William Leatham (1785–1842) was a leading Banker in Wakefield, a Quaker and an abolitionist.

==Biography==
Leatham was born in Pontefract to a father who would set up the family bank around 1800. Leatham attended Mr Tatum's academy in Leeds, but he was apprenticed to his father's bank by the age of about 15. Leatham extended the business when he was 23 and he was given the branch at Wakefield to manage. Another branch at Doncaster was successfully managed by Edward Tew.

Leatham married Margaret Walker, the daughter of a Leeds Doctor in 1813.

The Leatham family were part of an influential Quaker community in Yorkshire. His children included William Henry Leatham and Edward Leatham who was born in 1828 who both became Liberal politicians, together with his grandson William Leatham Bright.
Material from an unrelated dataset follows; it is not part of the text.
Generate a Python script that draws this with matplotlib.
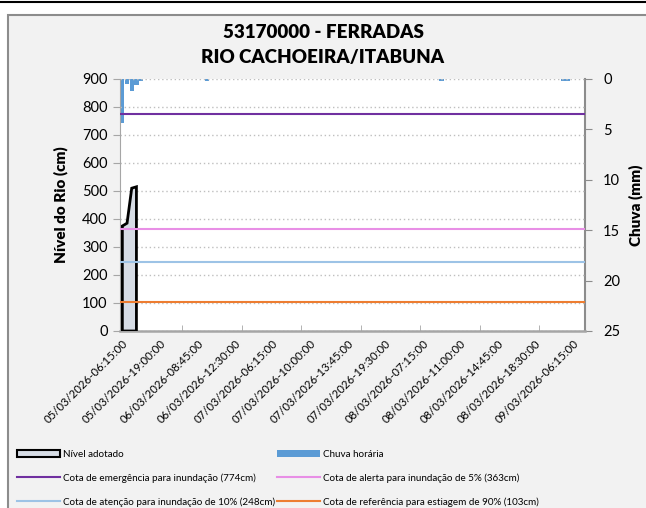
import numpy as np
import matplotlib
matplotlib.use("Agg")
import matplotlib.pyplot as plt
from matplotlib.patches import Patch, Rectangle
from matplotlib.lines import Line2D

plt.rcParams['font.family'] = ['Lato', 'DejaVu Sans']

# categorias (intervalos de 15 min, com falhas) - só os rótulos visíveis
n_cat = 100
tick_labels = ['05/03/2026-06:15:00', '05/03/2026-19:00:00', '06/03/2026-08:45:00',
               '06/03/2026-12:30:00', '07/03/2026-06:15:00', '07/03/2026-10:00:00',
               '07/03/2026-13:45:00', '07/03/2026-19:30:00', '08/03/2026-07:15:00',
               '08/03/2026-11:00:00', '08/03/2026-14:45:00', '08/03/2026-18:30:00',
               '09/03/2026-06:15:00']
label_step = 8

# nível adotado (cm) - só existem as primeiras leituras
nivel = [375, 385, 510, 515]

# chuva horária (mm), posição da categoria e valor
chuva_idx = [0, 1, 2, 3, 4, 18, 68, 94, 95]
chuva_mm = [4.4, 0.5, 1.2, 0.6, 0.2, 0.15, 0.2, 0.2, 0.2]

# cotas de referência (cm)
cotas = [774, 363, 248, 103]
cotas_cor = ['#7030a0', '#e88fe6', '#9dc3e6', '#ed7d31']
cotas_txt = ['Cota de emergência para inundação (774cm)',
             'Cota de alerta para inundação de 5% (363cm)',
             'Cota de atenção para inundação de 10% (248cm)',
             'Cota de referência para estiagem de 90% (103cm)']

chuva = np.zeros(n_cat)
chuva[chuva_idx] = chuva_mm
x_nivel = np.arange(len(nivel))

fig = plt.figure(figsize=(6.46, 5.08), dpi=100, facecolor='white')

# moldura do gráfico (estilo planilha)
fig.add_artist(Rectangle((8 / 646, -0.1), 1.0, 1 - 15 / 508 + 0.1, transform=fig.transFigure,
                         facecolor='#f2f2f2', edgecolor='#8c8c8c', lw=1.5, zorder=0))
fig.add_artist(Line2D([0, 1], [1 - 2 / 508, 1 - 2 / 508], transform=fig.transFigure,
                      color='black', lw=1.5))

ax = fig.add_axes([120 / 646, 1 - 331 / 508, 465 / 646, 252 / 508])
ax.set_facecolor('white')
ax2 = ax.twinx()
ax.set_zorder(ax2.get_zorder() + 1)
ax.patch.set_visible(False)
ax2.patch.set_visible(True)
ax2.patch.set_facecolor('white')

# chuva no eixo secundário invertido
ax2.bar(np.arange(n_cat), chuva, width=0.9, color='#5b9bd5', zorder=2)
ax2.set_ylim(25, 0)
ax2.set_yticks(np.arange(0, 26, 5))

# nível como área com contorno preto
ax.fill(np.r_[x_nivel[0], x_nivel, x_nivel[-1]], np.r_[0, nivel, 0],
        facecolor='#d6dce5', edgecolor='black', lw=2, zorder=3)
for c, cor in zip(cotas, cotas_cor):
    ax.axhline(c, color=cor, lw=1.5, zorder=4)

ax.set_xlim(-0.5, 98.6)
ax.set_ylim(0, 900)
ax.set_yticks(np.arange(0, 901, 100))
ax.yaxis.grid(True, linestyle=(0, (1, 2)), color='#bfbfbf', lw=1)
ax.set_axisbelow(True)

ax.set_xticks(np.arange(0, n_cat, label_step)[:len(tick_labels)])
ax.set_xticklabels(tick_labels, rotation=45, ha='right', va='top',
                   rotation_mode='anchor', fontsize=8.2)
ax.tick_params(axis='x', length=0, pad=5)
ax.set_xticks(np.arange(1, 8) * 12.7, minor=True)
ax.tick_params(axis='x', which='minor', direction='in', length=4, color='#a6a6a6')
ax.tick_params(axis='y', length=5, color='#a6a6a6', labelsize=10.5, pad=4)
ax2.tick_params(axis='y', length=5, color='#8c8c8c', labelsize=10.5, pad=8)

for s in ['top', 'right']:
    ax.spines[s].set_visible(False)
ax.spines['left'].set_linestyle((0, (1, 1)))
ax.spines['left'].set_color('#a6a6a6')
ax.spines['bottom'].set_color('#a6a6a6')
ax.spines['bottom'].set_linewidth(1.8)
for s in ['top', 'left', 'bottom']:
    ax2.spines[s].set_visible(False)
ax2.spines['right'].set_color('#8c8c8c')
ax2.spines['right'].set_linewidth(1.5)

ax.set_ylabel('Nível do Rio (cm)', fontsize=11, fontweight='heavy', labelpad=10)
ax2.set_ylabel('Chuva (mm)', fontsize=11, fontweight='heavy', labelpad=6)

fig.text(0.5, 1 - 32 / 508, '53170000 - FERRADAS', ha='center', va='center',
         fontsize=13.5, fontweight='heavy')
fig.text(0.5, 1 - 57 / 508, 'RIO CACHOEIRA/ITABUNA', ha='center', va='center',
         fontsize=13.5, fontweight='heavy')

# legenda em duas colunas
h_col1 = [Patch(facecolor='#d6dce5', edgecolor='black', lw=1.5)] + \
         [Line2D([], [], color=cotas_cor[i], lw=1.5) for i in (0, 2)]
t_col1 = ['Nível adotado', cotas_txt[0], cotas_txt[2]]
h_col2 = [Patch(facecolor='#5b9bd5', edgecolor='none')] + \
         [Line2D([], [], color=cotas_cor[i], lw=1.5) for i in (1, 3)]
t_col2 = ['Chuva horária', cotas_txt[1], cotas_txt[3]]
for hs, ts, x0 in [(h_col1, t_col1, 17), (h_col2, t_col2, 277)]:
    fig.legend(hs, ts, loc='upper left', bbox_to_anchor=(x0 / 646, 1 - 450 / 508),
               frameon=False, fontsize=7.1, handlelength=4.4, handletextpad=0.25,
               labelspacing=1.45, borderpad=0, borderaxespad=0)

fig.savefig('out.png', dpi=100, facecolor=fig.get_facecolor())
In 1840 Leatham published a series of letters he had sent to try to influence the government's policy with respect to banking. He had a number of well argued points which he detailed in letters to the chairman of the relevant committee, Charles Wood. He believed that they were making a big mistake in not including in the considerations of the British economy the currency of Bill of Exchange. Leatham argued that these made up a substantial part of the economy which he estimated to be of the size of £100 million. He was concerned that this currency was backed up by only a relatively small quantity of gold, most of which had been borrowed from the French government. He additionally suggested that Britain should add silver to gold as a metal it used to establish value in its currency.

Leatham is recorded in a painting of the 1840 Anti Slavery conference with hundreds of delegates from around the world together with other significant bankers like George Head Head, Samuel Gurney and George William Alexander and notable business people like John Ellis and Tapper Cadbury. In the painting he is by the French delegate and right behind the main speaker Thomas Clarkson.

In his late fifties he retired to Leamington for his health and he died there aged 58 in 1842.